The World is Connected by Email and Social Media
The concept of Six Degrees of Separation suggests that everyone in the planet is at most 6 'hops' from anyone else. The idea is not a new one, with Stanley Milgram coining the term after an experiment in the 1960's.
A new poll by Ipsos has revealed the extent of our new global connectivity. The poll, as reported by Reuters, reveals that 85% of people with an Internet connection use email regularly, whilst 62% interact with others via social media.
Interestingly social media was found to be more popular in countries such as Indonesia, Argentina and South Africa than it was in America, despite sites such as Facebook and Twitter originating in the United States. Only 61% of American Internet users interact via social media, compared to 80% of Indonesians. Japan was bottom of the pile though with a paltry 35% of their web users interacting on social media.

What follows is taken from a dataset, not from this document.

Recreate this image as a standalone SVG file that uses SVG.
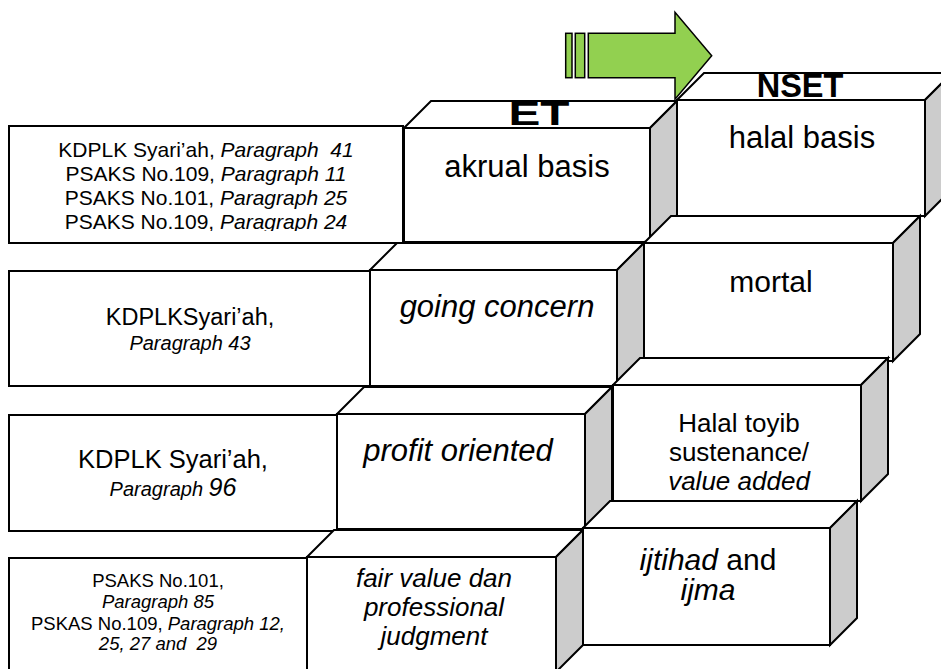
<svg xmlns="http://www.w3.org/2000/svg" width="941" height="669" viewBox="0 0 941 669">
<style>
  .box{fill:#ffffff;stroke:#000000;stroke-width:2;stroke-linejoin:miter}
  .side{fill:#cccccc;stroke:#000000;stroke-width:2;stroke-linejoin:miter}
  .t{font-family:"Liberation Sans",Arial,sans-serif;fill:#000000;text-anchor:middle}
  .i{font-style:italic}
  .hd{font-family:"Liberation Sans",Arial,sans-serif;font-weight:bold;fill:#000000;text-anchor:middle}
  .arr{fill:#92d050;stroke:#000000;stroke-width:1.5;stroke-linejoin:miter}
</style>
<defs>
  <clipPath id="clip1"><rect x="9" y="126" width="394" height="105"/></clipPath>
</defs>
<rect width="941" height="669" fill="#ffffff"/>

<g id="arrow">
  <rect class="arr" x="565.7" y="33.3" width="6.3" height="44.4"/>
  <rect class="arr" x="575.3" y="33.3" width="9.4" height="44.4"/>
  <polygon class="arr" points="588.3,33.3 675,33.3 675,12.3 711.7,55.8 675,99.3 675,77.7 588.3,77.7"/>
</g>

<!-- Row 1 -->
<g id="left1">
  <rect class="box" x="9" y="126" width="394" height="117"/>
  <g clip-path="url(#clip1)">
    <text class="t" x="206" y="157" font-size="21" xml:space="preserve">KDPLK Syari’ah, <tspan class="i">Paragraph  41</tspan></text>
    <text class="t" x="206" y="181" font-size="21">PSAKS No.109, <tspan class="i">Paragraph 11</tspan></text>
    <text class="t" x="206" y="205" font-size="21">PSAKS No.101, <tspan class="i">Paragraph 25</tspan></text>
    <text class="t" x="206" y="229" font-size="21">PSAKS No.109, <tspan class="i">Paragraph 24</tspan></text>
  </g>
</g>
<g id="et1">
  <polygon class="box" points="404,128 431,101 677,101 650,128"/>
  <polygon class="side" points="650,128 677,101 677,215 650,242"/>
  <rect class="box" x="404" y="128" width="246" height="114"/>
  <text class="hd" x="539" y="125" font-size="32.5" textLength="61" lengthAdjust="spacingAndGlyphs">ET</text>
  <text class="t" x="527" y="177" font-size="31">akrual basis</text>
</g>
<g id="nset1">
  <polygon class="box" points="677,100 704,73 952,73 925,100"/>
  <polygon class="side" points="925,100 952,73 952,189 925,216"/>
  <rect class="box" x="677" y="100" width="248" height="116"/>
  <text class="hd" x="800" y="97" font-size="32.5">NSET</text>
  <text class="t" x="802" y="148" font-size="31">halal basis</text>
</g>

<!-- Row 2 -->
<g id="left2">
  <rect class="box" x="9" y="271" width="361" height="115"/>
  <text class="t" x="190" y="325" font-size="23.5">KDPLKSyari’ah,</text>
  <text class="t i" x="190" y="350" font-size="20">Paragraph 43</text>
</g>
<g id="et2">
  <polygon class="box" points="370,270 397,243 644,243 617,270"/>
  <polygon class="side" points="617,270 644,243 644,359 617,386"/>
  <rect class="box" x="370" y="270" width="247" height="116"/>
  <text class="t i" x="497" y="317" font-size="31">going concern</text>
</g>
<g id="nset2">
  <polygon class="box" points="644,243 671,216 920,216 893,243"/>
  <polygon class="side" points="893,243 920,216 920,334 893,361"/>
  <rect class="box" x="644" y="243" width="249" height="118"/>
  <text class="t" x="771" y="292" font-size="30">mortal</text>
</g>

<!-- Row 3 -->
<g id="left3">
  <rect class="box" x="9" y="415" width="328" height="116"/>
  <text class="t" x="173" y="468" font-size="25.5">KDPLK Syari’ah,</text>
  <text class="t i" x="173" y="496" font-size="20">Paragraph <tspan font-size="25">96</tspan></text>
</g>
<g id="et3">
  <polygon class="box" points="337,414 364,387 612,387 585,414"/>
  <polygon class="side" points="585,414 612,387 612,502 585,529"/>
  <rect class="box" x="337" y="414" width="248" height="115"/>
  <text class="t i" x="458" y="461" font-size="31">profit oriented</text>
</g>
<g id="nset3">
  <polygon class="box" points="613,385 640,358 888,358 861,385"/>
  <polygon class="side" points="861,385 888,358 888,474 861,501"/>
  <rect class="box" x="613" y="385" width="248" height="116"/>
  <text class="t" x="739" y="432" font-size="26">Halal toyib</text>
  <text class="t" x="739" y="461" font-size="26">sustenance/</text>
  <text class="t i" x="739" y="490" font-size="26">value added</text>
</g>

<!-- Row 4 -->
<g id="left4">
  <rect class="box" x="9" y="558" width="298" height="115"/>
  <text class="t" x="158" y="587" font-size="18.5">PSAKS No.101,</text>
  <text class="t i" x="158" y="608" font-size="18.5">Paragraph 85</text>
  <text class="t" x="158" y="630" font-size="18.5">PSKAS No.109, <tspan class="i">Paragraph 12,</tspan></text>
  <text class="t i" x="158" y="650" font-size="18.5" xml:space="preserve">25, 27 and  29</text>
</g>
<g id="et4">
  <polygon class="box" points="307,557 334,530 583,530 556,557"/>
  <polygon class="side" points="556,557 583,530 583,645 556,672"/>
  <rect class="box" x="307" y="557" width="249" height="115"/>
  <text class="t i" x="434" y="587" font-size="26">fair value dan</text>
  <text class="t i" x="434" y="616" font-size="26">professional</text>
  <text class="t i" x="434" y="645" font-size="26">judgment</text>
</g>
<g id="nset4">
  <polygon class="box" points="583,528 610,501 857,501 830,528"/>
  <polygon class="side" points="830,528 857,501 857,618 830,645"/>
  <rect class="box" x="583" y="528" width="247" height="117"/>
  <text class="t" x="708" y="570" font-size="30"><tspan class="i">ijtihad</tspan> and</text>
  <text class="t i" x="708" y="600" font-size="30">ijma</text>
</g>
</svg>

"Even though the number in the United States was 61 percent, the majority of Americans are using social media sites," said Keren Gottfried, research manager at Ipsos Global Public Affairs.
The fact that more than six in 10 people worldwide use social networks and forums, she added, suggests a transformation in how people communicate with each other.
"It is true interconnection and engagement with each other. It is not just about a message back and forth but building messages across communities and only the meaningful messages stick," she explained.
"It looks like a majority of the world is communicating this way," she said, adding the numbers were more than half in almost every country polled.
Email usage by contrast was found to be highest in Hungary, with a whopping 94% of Hungarian Internet users communicating via email. Similar numbers were found in Sweden, Argentina, Poland and Belgium.
Bottom of the email league table were Saudi Arabia, with just 46% penetration, with India next with 68% and Japan low again, this time with just 75% of web users communicating via email.
Although Americans and Japanese are thought to be very tech savvy, voice-over IP VOIP.L, audio conversations conducted via an Internet connection, were not very popular in both countries with less than 10 percent of people using the relatively new technology, compared to 36 percent in Russia, 32 percent in Turkey and 25 percent in India.
The full list of countries included in the study were: Argentina, Australia, Belgium, Brazil, Canada, China, France, Germany, Britain, Hungary, India, Indonesia, Italy, Japan, Mexico, Poland, Russia, Saudi Arabia, South Africa, South Korea, Spain, Sweden, Turkey and the United States.